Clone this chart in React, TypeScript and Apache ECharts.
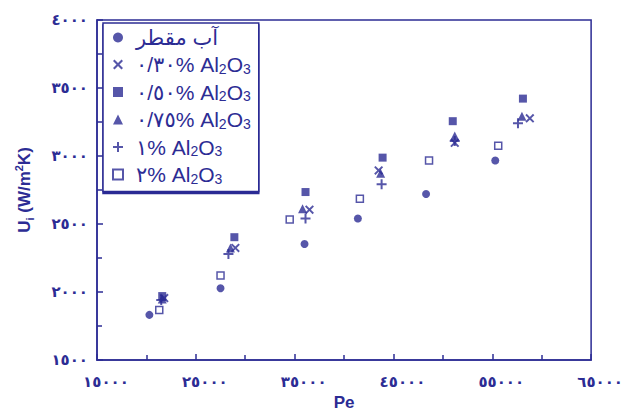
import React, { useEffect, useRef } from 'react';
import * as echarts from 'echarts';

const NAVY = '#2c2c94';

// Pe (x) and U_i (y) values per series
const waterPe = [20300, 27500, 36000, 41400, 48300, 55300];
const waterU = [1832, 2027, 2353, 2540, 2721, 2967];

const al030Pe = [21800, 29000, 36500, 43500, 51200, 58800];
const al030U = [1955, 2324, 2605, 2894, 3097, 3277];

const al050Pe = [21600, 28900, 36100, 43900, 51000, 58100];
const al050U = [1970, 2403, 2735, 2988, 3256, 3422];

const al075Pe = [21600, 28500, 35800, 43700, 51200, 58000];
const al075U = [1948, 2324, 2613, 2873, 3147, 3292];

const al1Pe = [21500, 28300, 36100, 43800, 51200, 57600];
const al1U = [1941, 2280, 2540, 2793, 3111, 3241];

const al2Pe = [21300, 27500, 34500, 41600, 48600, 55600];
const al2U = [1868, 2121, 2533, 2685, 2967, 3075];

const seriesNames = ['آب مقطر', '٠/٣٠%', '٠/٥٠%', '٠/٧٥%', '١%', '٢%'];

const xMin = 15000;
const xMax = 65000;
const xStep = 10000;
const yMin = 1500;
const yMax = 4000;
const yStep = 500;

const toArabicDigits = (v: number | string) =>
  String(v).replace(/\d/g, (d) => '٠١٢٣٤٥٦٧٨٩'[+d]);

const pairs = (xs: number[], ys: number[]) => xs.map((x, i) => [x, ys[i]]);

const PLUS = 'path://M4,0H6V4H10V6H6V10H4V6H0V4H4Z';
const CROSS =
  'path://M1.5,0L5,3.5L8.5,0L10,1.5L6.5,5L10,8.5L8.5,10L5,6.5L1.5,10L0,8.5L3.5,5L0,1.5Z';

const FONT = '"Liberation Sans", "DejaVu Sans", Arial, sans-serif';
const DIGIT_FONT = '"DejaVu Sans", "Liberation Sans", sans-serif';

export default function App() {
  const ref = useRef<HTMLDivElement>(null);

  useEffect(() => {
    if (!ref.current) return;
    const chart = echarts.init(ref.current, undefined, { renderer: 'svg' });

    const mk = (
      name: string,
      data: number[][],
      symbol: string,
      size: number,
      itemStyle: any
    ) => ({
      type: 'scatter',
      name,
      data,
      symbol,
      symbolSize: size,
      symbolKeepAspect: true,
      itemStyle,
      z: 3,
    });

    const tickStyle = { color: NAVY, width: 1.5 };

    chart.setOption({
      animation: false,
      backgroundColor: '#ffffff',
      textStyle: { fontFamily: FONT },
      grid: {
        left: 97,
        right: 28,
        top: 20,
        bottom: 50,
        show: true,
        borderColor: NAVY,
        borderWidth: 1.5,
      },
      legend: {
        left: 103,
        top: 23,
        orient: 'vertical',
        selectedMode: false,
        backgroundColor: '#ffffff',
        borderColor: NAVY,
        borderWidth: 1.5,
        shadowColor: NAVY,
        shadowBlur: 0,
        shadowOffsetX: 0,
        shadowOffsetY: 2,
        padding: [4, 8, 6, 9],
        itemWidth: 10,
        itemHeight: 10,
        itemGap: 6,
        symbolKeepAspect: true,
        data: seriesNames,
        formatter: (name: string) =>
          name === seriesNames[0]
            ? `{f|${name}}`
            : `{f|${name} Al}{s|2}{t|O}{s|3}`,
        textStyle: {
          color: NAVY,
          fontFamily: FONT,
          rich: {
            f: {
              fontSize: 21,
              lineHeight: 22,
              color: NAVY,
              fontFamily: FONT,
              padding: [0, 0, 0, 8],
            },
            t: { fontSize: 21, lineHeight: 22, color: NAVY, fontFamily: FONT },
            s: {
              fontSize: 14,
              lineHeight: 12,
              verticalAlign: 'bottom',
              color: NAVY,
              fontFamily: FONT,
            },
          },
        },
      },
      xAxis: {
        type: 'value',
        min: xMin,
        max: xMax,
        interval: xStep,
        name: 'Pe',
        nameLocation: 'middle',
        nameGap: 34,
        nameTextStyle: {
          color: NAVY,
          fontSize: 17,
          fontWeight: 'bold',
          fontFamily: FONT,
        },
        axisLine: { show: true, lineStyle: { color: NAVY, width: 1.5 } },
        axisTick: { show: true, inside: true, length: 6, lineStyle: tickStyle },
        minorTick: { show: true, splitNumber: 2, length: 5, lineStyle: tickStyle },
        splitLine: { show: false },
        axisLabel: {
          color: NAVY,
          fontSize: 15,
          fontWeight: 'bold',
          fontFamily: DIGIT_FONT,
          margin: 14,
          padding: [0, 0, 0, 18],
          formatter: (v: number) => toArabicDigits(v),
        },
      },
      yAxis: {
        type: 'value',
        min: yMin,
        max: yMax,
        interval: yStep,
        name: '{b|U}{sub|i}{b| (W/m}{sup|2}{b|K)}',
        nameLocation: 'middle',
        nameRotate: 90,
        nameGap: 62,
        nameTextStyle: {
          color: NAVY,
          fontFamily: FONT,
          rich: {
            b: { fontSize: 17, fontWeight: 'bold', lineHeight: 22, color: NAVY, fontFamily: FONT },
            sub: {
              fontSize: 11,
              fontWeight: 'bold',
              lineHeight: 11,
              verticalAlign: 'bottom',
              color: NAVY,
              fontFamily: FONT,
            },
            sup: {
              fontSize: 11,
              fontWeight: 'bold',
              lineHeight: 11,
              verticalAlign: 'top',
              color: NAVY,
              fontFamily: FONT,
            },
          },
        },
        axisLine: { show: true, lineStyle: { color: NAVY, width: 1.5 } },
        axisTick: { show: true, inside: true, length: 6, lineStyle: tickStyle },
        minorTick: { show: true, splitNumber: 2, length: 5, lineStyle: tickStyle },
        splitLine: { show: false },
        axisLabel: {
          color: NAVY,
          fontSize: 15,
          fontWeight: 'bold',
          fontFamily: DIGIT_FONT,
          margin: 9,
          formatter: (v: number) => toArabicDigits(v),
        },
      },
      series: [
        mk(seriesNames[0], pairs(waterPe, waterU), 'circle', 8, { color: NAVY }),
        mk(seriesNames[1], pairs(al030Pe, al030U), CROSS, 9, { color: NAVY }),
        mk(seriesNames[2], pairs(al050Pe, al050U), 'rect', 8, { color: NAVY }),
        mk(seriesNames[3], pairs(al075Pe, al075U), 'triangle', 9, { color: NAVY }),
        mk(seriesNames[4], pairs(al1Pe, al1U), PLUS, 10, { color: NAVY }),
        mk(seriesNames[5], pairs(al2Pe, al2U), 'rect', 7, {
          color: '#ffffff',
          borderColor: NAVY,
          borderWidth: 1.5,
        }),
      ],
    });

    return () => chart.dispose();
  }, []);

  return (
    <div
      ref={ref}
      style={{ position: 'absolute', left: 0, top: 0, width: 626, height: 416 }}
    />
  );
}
============
--- GIVEN TASK ---
Omit the pictures and give the material again, exactly and in full.

--- WRITTEN RESPONSE ---
Clone this chart in React, TypeScript and Apache ECharts.
import React, { useEffect, useRef } from 'react';
import * as echarts from 'echarts';

const NAVY = '#2c2c94';

// Pe (x) and U_i (y) values per series
const waterPe = [20300, 27500, 36000, 41400, 48300, 55300];
const waterU = [1832, 2027, 2353, 2540, 2721, 2967];

const al030Pe = [21800, 29000, 36500, 43500, 51200, 58800];
const al030U = [1955, 2324, 2605, 2894, 3097, 3277];

const al050Pe = [21600, 28900, 36100, 43900, 51000, 58100];
const al050U = [1970, 2403, 2735, 2988, 3256, 3422];

const al075Pe = [21600, 28500, 35800, 43700, 51200, 58000];
const al075U = [1948, 2324, 2613, 2873, 3147, 3292];

const al1Pe = [21500, 28300, 36100, 43800, 51200, 57600];
const al1U = [1941, 2280, 2540, 2793, 3111, 3241];

const al2Pe = [21300, 27500, 34500, 41600, 48600, 55600];
const al2U = [1868, 2121, 2533, 2685, 2967, 3075];

const seriesNames = ['آب مقطر', '٠/٣٠%', '٠/٥٠%', '٠/٧٥%', '١%', '٢%'];

const xMin = 15000;
const xMax = 65000;
const xStep = 10000;
const yMin = 1500;
const yMax = 4000;
const yStep = 500;

const toArabicDigits = (v: number | string) =>
  String(v).replace(/\d/g, (d) => '٠١٢٣٤٥٦٧٨٩'[+d]);

const pairs = (xs: number[], ys: number[]) => xs.map((x, i) => [x, ys[i]]);

const PLUS = 'path://M4,0H6V4H10V6H6V10H4V6H0V4H4Z';
const CROSS =
  'path://M1.5,0L5,3.5L8.5,0L10,1.5L6.5,5L10,8.5L8.5,10L5,6.5L1.5,10L0,8.5L3.5,5L0,1.5Z';

const FONT = '"Liberation Sans", "DejaVu Sans", Arial, sans-serif';
const DIGIT_FONT = '"DejaVu Sans", "Liberation Sans", sans-serif';

export default function App() {
  const ref = useRef<HTMLDivElement>(null);

  useEffect(() => {
    if (!ref.current) return;
    const chart = echarts.init(ref.current, undefined, { renderer: 'svg' });

    const mk = (
      name: string,
      data: number[][],
      symbol: string,
      size: number,
      itemStyle: any
    ) => ({
      type: 'scatter',
      name,
      data,
      symbol,
      symbolSize: size,
      symbolKeepAspect: true,
      itemStyle,
      z: 3,
    });

    const tickStyle = { color: NAVY, width: 1.5 };

    chart.setOption({
      animation: false,
      backgroundColor: '#ffffff',
      textStyle: { fontFamily: FONT },
      grid: {
        left: 97,
        right: 28,
        top: 20,
        bottom: 50,
        show: true,
        borderColor: NAVY,
        borderWidth: 1.5,
      },
      legend: {
        left: 103,
        top: 23,
        orient: 'vertical',
        selectedMode: false,
        backgroundColor: '#ffffff',
        borderColor: NAVY,
        borderWidth: 1.5,
        shadowColor: NAVY,
        shadowBlur: 0,
        shadowOffsetX: 0,
        shadowOffsetY: 2,
        padding: [4, 8, 6, 9],
        itemWidth: 10,
        itemHeight: 10,
        itemGap: 6,
        symbolKeepAspect: true,
        data: seriesNames,
        formatter: (name: string) =>
          name === seriesNames[0]
            ? `{f|${name}}`
            : `{f|${name} Al}{s|2}{t|O}{s|3}`,
        textStyle: {
          color: NAVY,
          fontFamily: FONT,
          rich: {
            f: {
              fontSize: 21,
              lineHeight: 22,
              color: NAVY,
              fontFamily: FONT,
              padding: [0, 0, 0, 8],
            },
            t: { fontSize: 21, lineHeight: 22, color: NAVY, fontFamily: FONT },
            s: {
              fontSize: 14,
              lineHeight: 12,
              verticalAlign: 'bottom',
              color: NAVY,
              fontFamily: FONT,
            },
          },
        },
      },
      xAxis: {
        type: 'value',
        min: xMin,
        max: xMax,
        interval: xStep,
        name: 'Pe',
        nameLocation: 'middle',
        nameGap: 34,
        nameTextStyle: {
          color: NAVY,
          fontSize: 17,
          fontWeight: 'bold',
          fontFamily: FONT,
        },
        axisLine: { show: true, lineStyle: { color: NAVY, width: 1.5 } },
        axisTick: { show: true, inside: true, length: 6, lineStyle: tickStyle },
        minorTick: { show: true, splitNumber: 2, length: 5, lineStyle: tickStyle },
        splitLine: { show: false },
        axisLabel: {
          color: NAVY,
          fontSize: 15,
          fontWeight: 'bold',
          fontFamily: DIGIT_FONT,
          margin: 14,
          padding: [0, 0, 0, 18],
          formatter: (v: number) => toArabicDigits(v),
        },
      },
      yAxis: {
        type: 'value',
        min: yMin,
        max: yMax,
        interval: yStep,
        name: '{b|U}{sub|i}{b| (W/m}{sup|2}{b|K)}',
        nameLocation: 'middle',
        nameRotate: 90,
        nameGap: 62,
        nameTextStyle: {
          color: NAVY,
          fontFamily: FONT,
          rich: {
            b: { fontSize: 17, fontWeight: 'bold', lineHeight: 22, color: NAVY, fontFamily: FONT },
            sub: {
              fontSize: 11,
              fontWeight: 'bold',
              lineHeight: 11,
              verticalAlign: 'bottom',
              color: NAVY,
              fontFamily: FONT,
            },
            sup: {
              fontSize: 11,
              fontWeight: 'bold',
              lineHeight: 11,
              verticalAlign: 'top',
              color: NAVY,
              fontFamily: FONT,
            },
          },
        },
        axisLine: { show: true, lineStyle: { color: NAVY, width: 1.5 } },
        axisTick: { show: true, inside: true, length: 6, lineStyle: tickStyle },
        minorTick: { show: true, splitNumber: 2, length: 5, lineStyle: tickStyle },
        splitLine: { show: false },
        axisLabel: {
          color: NAVY,
          fontSize: 15,
          fontWeight: 'bold',
          fontFamily: DIGIT_FONT,
          margin: 9,
          formatter: (v: number) => toArabicDigits(v),
        },
      },
      series: [
        mk(seriesNames[0], pairs(waterPe, waterU), 'circle', 8, { color: NAVY }),
        mk(seriesNames[1], pairs(al030Pe, al030U), CROSS, 9, { color: NAVY }),
        mk(seriesNames[2], pairs(al050Pe, al050U), 'rect', 8, { color: NAVY }),
        mk(seriesNames[3], pairs(al075Pe, al075U), 'triangle', 9, { color: NAVY }),
        mk(seriesNames[4], pairs(al1Pe, al1U), PLUS, 10, { color: NAVY }),
        mk(seriesNames[5], pairs(al2Pe, al2U), 'rect', 7, {
          color: '#ffffff',
          borderColor: NAVY,
          borderWidth: 1.5,
        }),
      ],
    });

    return () => chart.dispose();
  }, []);

  return (
    <div
      ref={ref}
      style={{ position: 'absolute', left: 0, top: 0, width: 626, height: 416 }}
    />
  );
}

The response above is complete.